5. Hayaller, beklentiler…
Çoğu zaman, “ne kadar beklenti, o kadar üzüntü” önermesi doğrudur. Ama en nihayetinde insanız ve insanın doğasına aykırıdır beklentisizlik.
Öyle ise yapmamız gereken; daha az üzüntü için, mevcut olanları fark etmişse bile muhtemel yeni umutlarımızı çaktırmamaktır hayata. Sonuçta hayal kırıklıkları, üzüntüler ve öfkelere bağlı acı oluşumlarında; en büyük ve en önemli rolü kişinin kendi beklentilerinin oynadığını, hayat her yeni denemesinde öğretmiyor mu insanoğluna?
6. Kompleksleriniz
İnsanoğlunun varoluşsal bir sorunudur kompleks. Genellikle çocukluk döneminde kazanılmış ve baskı altında tutulmuş hatıra, duygu ve düşüncelerden beslenen ayrı bir kişilik ortaya çıkarır. Kişinin karar verme yetisini ve sağduyusunu etkileyerek ruhsal dengesizliklere yol açabilir.
Birçok türü olan bu içsel durumun en belirgin iki türü, aşağılık ve üstünlük kompleksleri olurken bizce en tehlikelisi suçluluk kompleksidir.

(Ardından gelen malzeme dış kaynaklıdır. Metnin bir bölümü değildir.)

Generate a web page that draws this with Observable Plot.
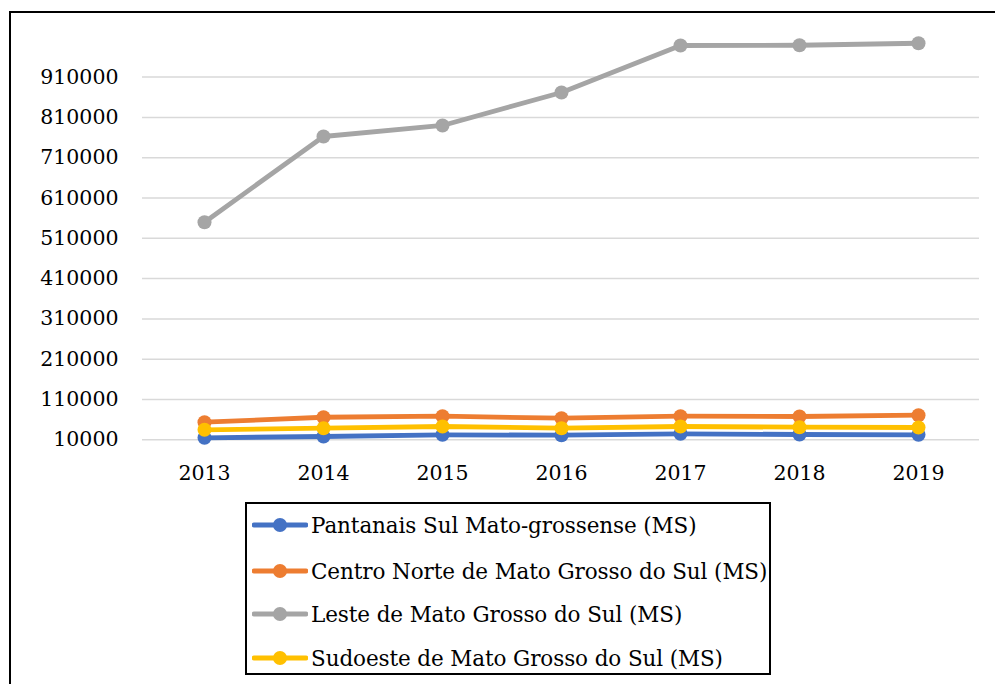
<!DOCTYPE html>
<html>
<head>
<meta charset="utf-8">
<script src="https://cdn.jsdelivr.net/npm/d3@7"></script>
<script src="https://cdn.jsdelivr.net/npm/@observablehq/plot@0.6"></script>
<style>
  html, body { margin: 0; padding: 0; background: #fff; overflow: hidden; }
  #wrap { position: relative; width: 995px; height: 684px; }
  #frame { position: absolute; left: 9px; top: 11px; width: 1000px; height: 700px;
           border-top: 2px solid #000; border-left: 2px solid #000; box-sizing: border-box; }
  #chart { position: absolute; left: 0; top: 0; }
  #legend { position: absolute; left: 245px; top: 502px; width: 526px; height: 173px;
            border: 2px solid #000; box-sizing: border-box; background: #fff; }
  .item { position: absolute; left: 0; height: 30px; display: flex; align-items: center;
          font-family: "DejaVu Serif", serif; font-size: 21.5px; color: #000; white-space: nowrap; letter-spacing: -0.1px; }
  .item svg { margin-left: 5px; margin-right: 3px; }
</style>
</head>
<body>
<div id="wrap">
  <div id="frame"></div>
  <div id="chart"></div>
  <div id="legend"></div>
</div>
<script>
const years = ["2013", "2014", "2015", "2016", "2017", "2018", "2019"];
const seriesNames = [
  "Pantanais Sul Mato-grossense (MS)",
  "Centro Norte de Mato Grosso do Sul (MS)",
  "Leste de Mato Grosso do Sul (MS)",
  "Sudoeste de Mato Grosso do Sul (MS)"
];
const seriesColors = ["#4472C4", "#ED7D31", "#A5A5A5", "#FFC000"];
const pantanais = [15000, 18200, 22400, 21400, 24900, 23200, 22400];
const centroNorte = [53700, 66000, 68600, 63600, 68600, 67800, 71000];
const leste = [550000, 762600, 790000, 871800, 988400, 989000, 994000];
const sudoeste = [34800, 38800, 43000, 38800, 43000, 41300, 40500];
const yTicks = [10000, 110000, 210000, 310000, 410000, 510000, 610000, 710000, 810000, 910000];

const allValues = [pantanais, centroNorte, leste, sudoeste];
const rows = [];
seriesNames.forEach((name, i) => {
  years.forEach((yr, j) => rows.push({series: name, year: yr, value: allValues[i][j]}));
});

const marks = [
  Plot.ruleY(yTicks, {stroke: "#d9d9d9", strokeWidth: 1.5}),
  Plot.axisY(yTicks, {tickSize: 0, tickPadding: 24, tickFormat: d => String(d),
    fontSize: 20.5, fontFamily: "DejaVu Serif"}),
  Plot.axisX({tickSize: 0, tickPadding: 26, fontSize: 20.5, fontFamily: "DejaVu Serif"})
];
seriesNames.forEach((name) => {
  const d = rows.filter(r => r.series === name);
  marks.push(Plot.line(d, {x: "year", y: "value", stroke: "series", strokeWidth: 4.8, strokeLinejoin: "round"}));
  marks.push(Plot.dot(d, {x: "year", y: "value", fill: "series", r: 7}));
});

const chart = Plot.plot({
  width: 995,
  height: 500,
  marginLeft: 142,
  marginRight: 16,
  marginTop: 36.3,
  marginBottom: 60.7,
  style: {background: "transparent", color: "#000", fontFamily: "DejaVu Serif"},
  x: {type: "point", domain: years, range: [142, 979], padding: 0.5, label: null},
  y: {domain: [10000, 1010000], label: null},
  color: {domain: seriesNames, range: seriesColors},
  marks
});
document.getElementById("chart").appendChild(chart);

const legend = document.getElementById("legend");
const centers = [21, 67, 110, 154];
seriesNames.forEach((name, i) => {
  const div = document.createElement("div");
  div.className = "item";
  div.style.top = (centers[i] - 15) + "px";
  div.innerHTML = `<svg width="56" height="20"><line x1="2" y1="10" x2="54" y2="10" stroke="${seriesColors[i]}" stroke-width="4.8" stroke-linecap="round"/><circle cx="28" cy="10" r="7" fill="${seriesColors[i]}"/></svg><span>${name}</span>`;
  legend.appendChild(div);
});
</script>
</body>
</html>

Vicdan azabı çekmenin en kötü biçimi olan bu kompleks türü, en aşırı biçimde kişiyi kendi canını almaya kadar sürükleyebilecek ya da başka trajedilere yol açabilecek ruhsal bir aksaklık haline dönüşebiliyor.

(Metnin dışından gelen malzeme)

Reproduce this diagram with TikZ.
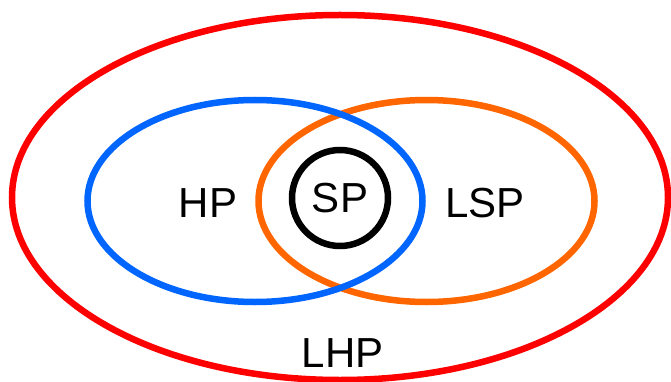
\documentclass[tikz,border=0pt]{standalone}
\usepackage{fontspec}
\setmainfont{Liberation Sans}
\definecolor{setred}{HTML}{FF0000}
\definecolor{setblue}{HTML}{0066FF}
\definecolor{setorange}{HTML}{FF6600}
\tikzset{
  setline/.style={line width=6.5pt},
  setlabel/.style={anchor=base, inner sep=0pt, font=\fontsize{42}{42}\selectfont, text=black}
}
\begin{document}
\begin{tikzpicture}[x=1pt, y=-1pt]
  \useasboundingbox (0,0) rectangle (671,382);
  % outer class
  \draw[setline, setred] (340,197.5) ellipse [x radius=328, y radius=182.5];
  % two overlapping classes
  \draw[setline, setorange] (426.5,201) ellipse [x radius=168, y radius=101];
  \draw[setline, setblue] (255,201) ellipse [x radius=167.5, y radius=101];
  % innermost class
  \draw[setline, black] (340,198) circle [radius=48];
  % labels
  \node[setlabel] (hp) at (208,217) {HP};
  \node[setlabel] (sp) at (340,212) {SP};
  \node[setlabel] (lsp) at (485,217) {LSP};
  \node[setlabel] (lhp) at (342.5,367) {LHP};
\end{tikzpicture}
\end{document}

Çok kolay olmamakla birlikte en doğrusu, komplekslerinizin üstesinden tamamen gelmek olsa da ilk etapta yokmuş gibi davranmak, etrafa çaktırmamak da bir şeydir. Hem belki bu durum sürekli bir hal alırsa zamanla üstesinden gelmenize de yardımcı olabilir. Bunu becerebilirseniz eğer, daha mutlu ve sağlıklı bir yaşam süreceğiniz kesindir. Yöntem olarak ise kusurlarınızın farkına varmayı, onları kabullenmeyi ve gerçekte kimsenin mükemmel olmadığını farketmenizi tavsiye edebiliriz.
7. Planlarınızı kendinize saklayın
Octavio: Planlarımız ne olacak?
Susana: Sen ve senin planların. Babaannem ne derdi biliyor musun? Tanrıyı güldürmek istiyorsan ona planlarından söz et.
–Paramparça Aşklar Köpekler
Şimdiki dünya düzeniyle ve tanrının planlarıyla ilgili hiçbir fikir oluşturamamakla birlikte, her insanın mutlaka bir hedefi ve bu hedefe nasıl ulaşacağına dair bir planının olması gerektiğini düşünüyoruz. Ama sanmayın ki, biz burada mutlu bir düzen tutturma hedefine ulaşmak için ‘ev sahibi olmak’ veya ‘araba almak’ gibi planlardan bahsediyoruz.
Bizim kastettiğimiz daha tutkulu, daha sıradışı ve daha heyecanlı bi’ şeyler… Gezmek, keşfetmek, uçuk bir hobiyi maceraya dönüştürmek veya en olmadı hayalinizdeki işi yapmak gibi… Her şey istediğiniz gibi gitmeyecektir çoğu zaman ama siz vazgeçmeyin. Devam edin, çaktırmayın.